- [Given information]
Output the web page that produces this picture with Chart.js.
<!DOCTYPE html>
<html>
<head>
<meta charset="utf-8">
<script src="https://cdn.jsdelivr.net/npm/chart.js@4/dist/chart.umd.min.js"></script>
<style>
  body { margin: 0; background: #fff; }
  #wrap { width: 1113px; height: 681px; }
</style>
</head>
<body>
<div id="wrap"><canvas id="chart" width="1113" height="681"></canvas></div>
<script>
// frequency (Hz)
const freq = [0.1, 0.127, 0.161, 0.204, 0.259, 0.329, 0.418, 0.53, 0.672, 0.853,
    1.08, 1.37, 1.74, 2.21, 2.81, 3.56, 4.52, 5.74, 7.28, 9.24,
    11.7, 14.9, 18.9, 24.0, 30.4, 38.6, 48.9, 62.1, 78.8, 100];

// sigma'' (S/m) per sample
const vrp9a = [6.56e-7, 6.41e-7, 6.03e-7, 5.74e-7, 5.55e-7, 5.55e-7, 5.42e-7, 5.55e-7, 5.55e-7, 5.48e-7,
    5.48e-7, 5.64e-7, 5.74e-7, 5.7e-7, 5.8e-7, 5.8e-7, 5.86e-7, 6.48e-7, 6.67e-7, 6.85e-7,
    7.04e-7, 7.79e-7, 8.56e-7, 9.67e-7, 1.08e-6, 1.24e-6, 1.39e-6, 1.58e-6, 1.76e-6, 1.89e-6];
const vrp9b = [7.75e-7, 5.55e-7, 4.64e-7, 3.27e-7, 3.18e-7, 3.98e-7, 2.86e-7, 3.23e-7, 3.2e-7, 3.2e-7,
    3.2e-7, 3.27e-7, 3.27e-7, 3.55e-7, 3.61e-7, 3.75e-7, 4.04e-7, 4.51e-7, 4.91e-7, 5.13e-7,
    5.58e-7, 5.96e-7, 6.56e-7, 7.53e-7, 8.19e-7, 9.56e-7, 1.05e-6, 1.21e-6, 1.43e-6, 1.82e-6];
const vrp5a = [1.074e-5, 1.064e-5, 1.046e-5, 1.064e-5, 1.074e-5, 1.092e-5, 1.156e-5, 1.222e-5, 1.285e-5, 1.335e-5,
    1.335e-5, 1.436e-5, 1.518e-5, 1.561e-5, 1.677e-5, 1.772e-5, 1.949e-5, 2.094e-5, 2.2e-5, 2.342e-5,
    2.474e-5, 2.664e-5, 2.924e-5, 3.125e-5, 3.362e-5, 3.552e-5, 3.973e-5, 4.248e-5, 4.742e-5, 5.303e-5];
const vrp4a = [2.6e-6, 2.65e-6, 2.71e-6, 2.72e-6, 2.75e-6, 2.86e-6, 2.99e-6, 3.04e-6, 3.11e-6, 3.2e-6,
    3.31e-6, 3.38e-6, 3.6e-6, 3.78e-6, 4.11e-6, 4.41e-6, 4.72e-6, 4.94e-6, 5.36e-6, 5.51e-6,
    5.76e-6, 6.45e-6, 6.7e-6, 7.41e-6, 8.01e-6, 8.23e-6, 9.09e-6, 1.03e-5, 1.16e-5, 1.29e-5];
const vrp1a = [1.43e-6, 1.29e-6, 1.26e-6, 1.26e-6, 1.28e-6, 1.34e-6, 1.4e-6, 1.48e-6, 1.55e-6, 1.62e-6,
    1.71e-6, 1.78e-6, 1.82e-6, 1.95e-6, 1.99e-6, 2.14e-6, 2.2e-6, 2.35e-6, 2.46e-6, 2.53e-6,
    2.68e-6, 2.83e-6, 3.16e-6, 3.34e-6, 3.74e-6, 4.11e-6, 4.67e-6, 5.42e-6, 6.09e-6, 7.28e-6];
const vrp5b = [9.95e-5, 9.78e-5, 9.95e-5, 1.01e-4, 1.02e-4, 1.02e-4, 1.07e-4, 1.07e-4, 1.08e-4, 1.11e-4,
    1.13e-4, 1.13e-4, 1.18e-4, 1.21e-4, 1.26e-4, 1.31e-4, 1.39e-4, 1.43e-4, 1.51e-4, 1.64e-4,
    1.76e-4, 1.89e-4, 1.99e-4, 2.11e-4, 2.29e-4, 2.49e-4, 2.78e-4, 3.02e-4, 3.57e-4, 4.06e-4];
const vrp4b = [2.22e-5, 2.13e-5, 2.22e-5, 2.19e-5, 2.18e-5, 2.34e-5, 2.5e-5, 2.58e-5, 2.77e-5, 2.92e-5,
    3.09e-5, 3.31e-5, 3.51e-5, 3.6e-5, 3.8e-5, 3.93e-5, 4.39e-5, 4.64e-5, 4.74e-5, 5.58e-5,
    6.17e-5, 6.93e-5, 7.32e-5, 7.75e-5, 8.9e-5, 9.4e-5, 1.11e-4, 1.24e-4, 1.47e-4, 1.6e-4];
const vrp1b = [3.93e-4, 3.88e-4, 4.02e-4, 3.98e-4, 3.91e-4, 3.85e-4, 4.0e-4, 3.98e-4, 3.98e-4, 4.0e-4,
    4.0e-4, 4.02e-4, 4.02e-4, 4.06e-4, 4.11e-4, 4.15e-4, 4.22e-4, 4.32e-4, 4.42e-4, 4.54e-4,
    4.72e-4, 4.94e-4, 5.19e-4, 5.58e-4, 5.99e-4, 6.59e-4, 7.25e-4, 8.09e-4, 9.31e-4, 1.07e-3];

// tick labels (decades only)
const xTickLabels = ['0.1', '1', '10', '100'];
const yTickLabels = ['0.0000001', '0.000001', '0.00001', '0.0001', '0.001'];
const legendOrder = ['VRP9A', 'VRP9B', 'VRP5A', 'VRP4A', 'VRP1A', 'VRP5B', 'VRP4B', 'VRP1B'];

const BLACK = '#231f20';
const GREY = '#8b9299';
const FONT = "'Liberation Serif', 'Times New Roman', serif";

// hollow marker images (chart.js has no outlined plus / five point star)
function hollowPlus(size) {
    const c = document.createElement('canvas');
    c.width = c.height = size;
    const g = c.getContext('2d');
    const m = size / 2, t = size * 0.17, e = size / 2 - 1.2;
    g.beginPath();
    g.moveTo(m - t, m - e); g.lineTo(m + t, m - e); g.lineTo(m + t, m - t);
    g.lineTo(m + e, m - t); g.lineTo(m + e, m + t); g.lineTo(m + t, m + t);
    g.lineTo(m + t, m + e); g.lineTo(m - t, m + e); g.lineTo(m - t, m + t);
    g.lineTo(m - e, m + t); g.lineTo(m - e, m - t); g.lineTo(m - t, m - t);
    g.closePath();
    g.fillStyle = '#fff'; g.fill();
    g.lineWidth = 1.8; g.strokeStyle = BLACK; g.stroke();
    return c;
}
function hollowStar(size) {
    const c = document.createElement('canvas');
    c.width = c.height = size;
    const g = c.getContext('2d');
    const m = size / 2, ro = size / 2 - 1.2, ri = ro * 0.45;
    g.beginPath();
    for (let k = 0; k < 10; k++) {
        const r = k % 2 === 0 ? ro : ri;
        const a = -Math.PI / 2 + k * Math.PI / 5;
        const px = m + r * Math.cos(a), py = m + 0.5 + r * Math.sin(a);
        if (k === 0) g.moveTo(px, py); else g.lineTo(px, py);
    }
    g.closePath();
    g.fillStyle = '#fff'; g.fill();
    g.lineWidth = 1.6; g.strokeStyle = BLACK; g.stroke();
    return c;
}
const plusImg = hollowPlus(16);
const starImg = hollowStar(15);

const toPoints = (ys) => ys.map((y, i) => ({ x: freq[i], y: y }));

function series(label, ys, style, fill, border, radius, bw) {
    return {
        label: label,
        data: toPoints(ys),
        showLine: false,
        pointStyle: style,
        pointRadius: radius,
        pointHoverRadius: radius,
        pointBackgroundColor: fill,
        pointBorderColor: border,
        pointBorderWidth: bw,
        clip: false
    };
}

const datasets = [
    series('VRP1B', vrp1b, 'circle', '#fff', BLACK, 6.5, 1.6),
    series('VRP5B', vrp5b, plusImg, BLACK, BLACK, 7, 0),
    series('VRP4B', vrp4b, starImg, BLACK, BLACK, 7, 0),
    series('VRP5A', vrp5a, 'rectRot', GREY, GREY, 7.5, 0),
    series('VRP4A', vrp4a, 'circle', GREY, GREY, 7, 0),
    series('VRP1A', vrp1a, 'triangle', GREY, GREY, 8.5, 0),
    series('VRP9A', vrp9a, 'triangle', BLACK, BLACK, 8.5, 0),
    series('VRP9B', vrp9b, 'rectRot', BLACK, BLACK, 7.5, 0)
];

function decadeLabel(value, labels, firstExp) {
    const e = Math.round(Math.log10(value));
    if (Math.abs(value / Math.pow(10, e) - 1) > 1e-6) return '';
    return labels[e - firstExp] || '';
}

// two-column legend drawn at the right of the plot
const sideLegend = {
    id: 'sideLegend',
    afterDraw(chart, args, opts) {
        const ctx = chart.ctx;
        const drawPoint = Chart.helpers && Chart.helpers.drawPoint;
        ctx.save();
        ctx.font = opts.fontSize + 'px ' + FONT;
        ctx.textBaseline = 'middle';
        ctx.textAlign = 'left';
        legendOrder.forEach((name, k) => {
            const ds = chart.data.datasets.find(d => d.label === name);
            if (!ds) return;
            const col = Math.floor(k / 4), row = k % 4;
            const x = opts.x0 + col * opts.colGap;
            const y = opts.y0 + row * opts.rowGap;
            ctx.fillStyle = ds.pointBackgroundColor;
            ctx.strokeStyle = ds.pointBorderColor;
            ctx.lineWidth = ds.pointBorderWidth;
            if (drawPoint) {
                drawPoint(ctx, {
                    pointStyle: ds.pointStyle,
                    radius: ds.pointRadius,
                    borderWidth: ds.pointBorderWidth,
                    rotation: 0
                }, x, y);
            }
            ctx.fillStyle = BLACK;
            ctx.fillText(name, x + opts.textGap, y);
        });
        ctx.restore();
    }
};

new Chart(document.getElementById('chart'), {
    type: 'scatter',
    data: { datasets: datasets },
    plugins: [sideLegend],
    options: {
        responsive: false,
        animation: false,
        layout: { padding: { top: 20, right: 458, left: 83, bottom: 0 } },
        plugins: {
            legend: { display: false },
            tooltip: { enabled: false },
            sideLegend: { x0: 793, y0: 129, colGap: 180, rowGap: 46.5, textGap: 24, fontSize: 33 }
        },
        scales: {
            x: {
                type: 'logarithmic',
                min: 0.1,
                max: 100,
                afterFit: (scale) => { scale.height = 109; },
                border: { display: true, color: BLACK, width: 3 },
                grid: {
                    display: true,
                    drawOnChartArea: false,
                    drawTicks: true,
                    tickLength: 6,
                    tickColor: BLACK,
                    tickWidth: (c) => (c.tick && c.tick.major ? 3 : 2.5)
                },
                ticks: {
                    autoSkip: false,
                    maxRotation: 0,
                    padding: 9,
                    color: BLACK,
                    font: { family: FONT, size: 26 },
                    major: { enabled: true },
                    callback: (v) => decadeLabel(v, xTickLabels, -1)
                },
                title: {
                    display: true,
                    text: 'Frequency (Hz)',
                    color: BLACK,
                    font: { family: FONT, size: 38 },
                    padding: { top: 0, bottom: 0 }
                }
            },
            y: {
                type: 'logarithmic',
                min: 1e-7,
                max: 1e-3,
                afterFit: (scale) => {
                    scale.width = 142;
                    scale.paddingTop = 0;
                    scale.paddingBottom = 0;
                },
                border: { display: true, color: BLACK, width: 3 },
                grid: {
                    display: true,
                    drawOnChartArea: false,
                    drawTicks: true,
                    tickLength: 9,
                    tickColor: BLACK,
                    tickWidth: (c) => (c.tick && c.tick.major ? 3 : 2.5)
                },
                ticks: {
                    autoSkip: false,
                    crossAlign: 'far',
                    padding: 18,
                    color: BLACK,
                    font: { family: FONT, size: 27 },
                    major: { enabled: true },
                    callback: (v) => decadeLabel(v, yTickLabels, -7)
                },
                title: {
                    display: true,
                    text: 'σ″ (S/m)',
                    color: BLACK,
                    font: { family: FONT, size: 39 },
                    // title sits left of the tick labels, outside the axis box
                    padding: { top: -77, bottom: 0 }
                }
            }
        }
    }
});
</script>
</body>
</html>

- [Work to complete]
Write out exactly the lines from the start of the material through the line with "11.7, 14.9, 18.9, 24.0, 30.4, 38.6, 48.9, 62.1, 78.8, 100];". No other output is expected.

- [Result for this task]
Output the web page that produces this picture with Chart.js.
<!DOCTYPE html>
<html>
<head>
<meta charset="utf-8">
<script src="https://cdn.jsdelivr.net/npm/chart.js@4/dist/chart.umd.min.js"></script>
<style>
  body { margin: 0; background: #fff; }
  #wrap { width: 1113px; height: 681px; }
</style>
</head>
<body>
<div id="wrap"><canvas id="chart" width="1113" height="681"></canvas></div>
<script>
// frequency (Hz)
const freq = [0.1, 0.127, 0.161, 0.204, 0.259, 0.329, 0.418, 0.53, 0.672, 0.853,
    1.08, 1.37, 1.74, 2.21, 2.81, 3.56, 4.52, 5.74, 7.28, 9.24,
    11.7, 14.9, 18.9, 24.0, 30.4, 38.6, 48.9, 62.1, 78.8, 100];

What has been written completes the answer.